1. A connection assembly for air supply device being used to connect an inflatable member to an air supply device, comprising:

a connector including a housing member internally defining an air space; the housing member being provided on an axial end thereof with a plurality of air inlet pipes, which communicate with the air space, and on another axial end thereof with an air outlet pipe, which also communicates with the air space; and

one of the air inlet pipes being a blocked pipe having a sealed distal end, while all other air inlet pipes being open pipes respectively having an open distal end; and

a coupler including a chamber shaped corresponding to the housing member for holding the latter therein; the chamber internally defining a receiving space, of which two axial ends respectively forming an open end and a fixing end; and a plurality of coupling pipes being spaced on the fixing end for receiving the air inlet pipes therein and communicating with the open air inlet pipes.

2. The connection assembly for air supply device as claimed in claim 1, wherein the housing member is provided on an outer surface with at least one guide rail, and the chamber is provided on a corresponding inner surface with at least one guide groove for correspondingly engaging with the at least one guide rail.

3. The connection assembly for air supply device as claimed in claim 1, wherein the housing member is provided on two axial lateral outer surfaces with an elongated retaining arm each; the retaining arms respectively having a proximal end connected to the lateral outer surface of the housing member and a free distal end formed into a hook portion and a push portion; and the chamber having a channel and a retaining hole sequentially provided on each of two axial lateral inner surfaces thereof at positions corresponding to a linear path, along which the retaining arm is moved into the coupler.

4. The connection assembly for air supply device as claimed in claim 1, wherein the air inlet pipes are provided on around respective distal end with an annular groove.

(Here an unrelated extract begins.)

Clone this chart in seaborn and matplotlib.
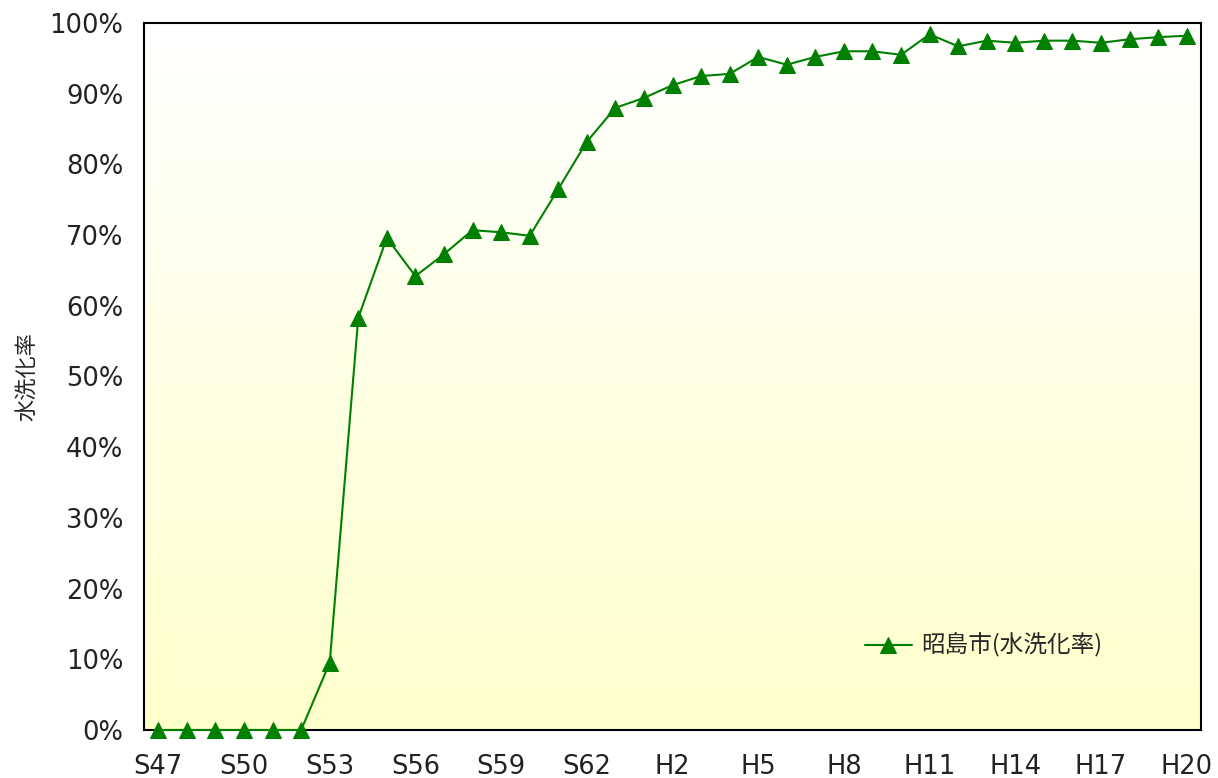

5. The connection assembly for air supply device as claimed in claim 2, wherein the chamber further has a raised portion formed on an outer surface thereof corresponding to each guide groove provided on the chamber's inner surface, and the housing member further having an extended portion formed on around the other axial end adjacent to the air outlet pipe.

6. The connection assembly for air supply device as claimed in claim 1, wherein the coupling pipes respectively have a diameter-expanded seat section and a diameter-reduced air path section.

7. The connection assembly for air supply device as claimed in claim 1, wherein the air outlet pipe is formed on a cap; and the cap being covered onto the other axial end of the housing member to close the air space, so that air supplied into the air space can flow out of the air space only via the air outlet pipe.